On QVC, Ms. Blodgett’s appearances have the trance-inducing sensuality of a Dionysian ritual, as she applies foundation to a bare-faced woman. In the Bare Escentuals world, this is called a “make under.” The minerals are light, almost translucent, and it is sometimes hard to know what, if anything, they are doing.

Ms. Blodgett’s fingers grasp a small jar and twist off its black lid. A special brush appears (53 varieties are shown on the company’s Web site) and soft bristles are swirled in minerals, which have now vanished from sight.

Swirl. Tap. Tap-tap. The brush is tapped on the edge of the lid. A trace of mineral smoke rises.

What comes next, like all things cosmetically radical, seems strange and scary and potentially the answer to your skin-care prayers. Ms. Blodgett gently sweeps the brush across the woman’s face. In Bare Escentuals terminology, this is known as “buffing.”

Not since Estée Lauder dabbed Youth-Dew behind the ears of thousands has a lone woman so influenced the beauty industry.

Last summer, in Lady Gaga’s tour bus, Ms. Blodgett rolled across the East Coast on a 10-city tour, buffing initiates and meeting thousands of fans and self-described “BE addicts” who tape Ms. Blodgett’s infomercials and confess on social networking sites that they are facing financial ruin from compulsive brush collecting. Women come with tearful testimonials (the product was originally marketed to those with rosacea and acne scars), and they are hungry for more tips.

Nothing is obvious, or easy, when transitioning to minerals. The conversion process is just that, a process.

“You have to explain this product almost the way you have to explain a person,” Ms. Blodgett said. “I am not good at selling, really. I am just an explainer, an educator.” She added: “It even took my mother a couple years to try it. I wasn’t going to force it on her.”

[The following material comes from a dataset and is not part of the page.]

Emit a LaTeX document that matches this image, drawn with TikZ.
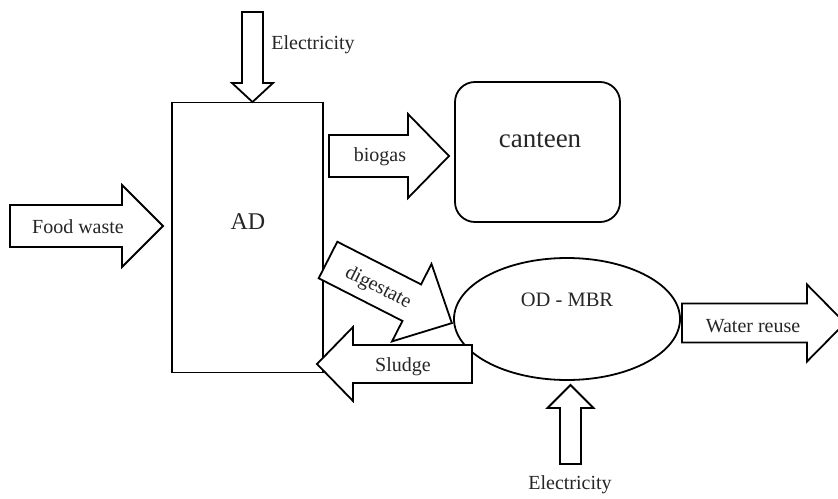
\documentclass[tikz,border=0pt]{standalone}
\usepackage{fontspec}
\setmainfont{Liberation Serif}
\usetikzlibrary{shapes.geometric}
\tikzset{
  blk/.style={draw=black, line width=1.8pt, fill=white},
  lbl/.style={font=\fontsize{20}{24}\selectfont, inner sep=0pt, text=black!85},
  pics/blockarrow/.style n args={4}{code={
    \draw[blk] (0,{-#2/2}) -- ({#1-#4},{-#2/2}) -- ({#1-#4},{-#3/2}) -- (#1,0) -- ({#1-#4},{#3/2}) -- ({#1-#4},{#2/2}) -- (0,{#2/2}) -- cycle;
  }}
}
\begin{document}
\begin{tikzpicture}[x=1pt,y=-1pt]
\useasboundingbox[fill=white] (0,0) rectangle (838,498);
% main blocks
\node[blk, rectangle, minimum width=151pt, minimum height=270pt, inner sep=0pt] (ad) at (247.5,237.5) {};
\node[blk, rectangle, rounded corners=20pt, minimum width=165pt, minimum height=140pt, inner sep=0pt] (canteen) at (537.5,152) {};
\node[blk, ellipse, minimum width=226pt, minimum height=122pt, inner sep=0pt] (odmbr) at (567,319) {};
% block arrows
\pic[rotate=-90] (elecA) at (252.5,12) {blockarrow={90}{21}{41}{19}};
\pic (food) at (10,226) {blockarrow={153}{42}{82}{41}};
\pic (bio) at (329,156) {blockarrow={120}{42}{84}{41}};
\pic[rotate=-27] (dig) at (328,260) {blockarrow={139}{41}{87}{45}};
\pic[rotate=180] (sludge) at (472,364) {blockarrow={155}{38}{74}{36}};
\pic (water) at (682,323) {blockarrow={163}{39}{77}{38}};
\pic[rotate=90] (elecB) at (570.5,464) {blockarrow={79}{21}{46}{23}};
% texts
\node[lbl] (tElecA) at (313,45) {Electricity};
\node[lbl] (tFood) at (78,227) {Food waste};
\node[lbl] (tBio) at (380,157) {biogas};
\node[lbl, rotate=-27] (tDig) at (378,288) {digestate};
\node[lbl] (tSludge) at (403,367) {Sludge};
\node[lbl] (tWater) at (753,326) {Water reuse};
\node[lbl] (tElecB) at (570,485) {Electricity};
\node[lbl, font=\fontsize{24}{28}\selectfont] (tAD) at (248,222) {AD};
\node[lbl, font=\fontsize{27}{32}\selectfont] (tCanteen) at (540,140) {canteen};
\node[lbl, font=\fontsize{20.5}{24}\selectfont] (tOD) at (567,300) {OD - MBR};
\end{tikzpicture}
\end{document}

Ms. Blodgett’s mother comes up a lot. She is like an off-camera guest presence on QVC. Ms. Blodgett’s father, who died 11 years ago, was a science teacher with his own community television science show for children, and would seem to be the inspiration behind her own success on TV. But Ms. Blodgett said it was her mother, Sylvia Abualy — a 1970s feminist and home-economics teacher on Long Island at Smithtown High School West (which Ms. Blodgett attended) — who nagged her to success.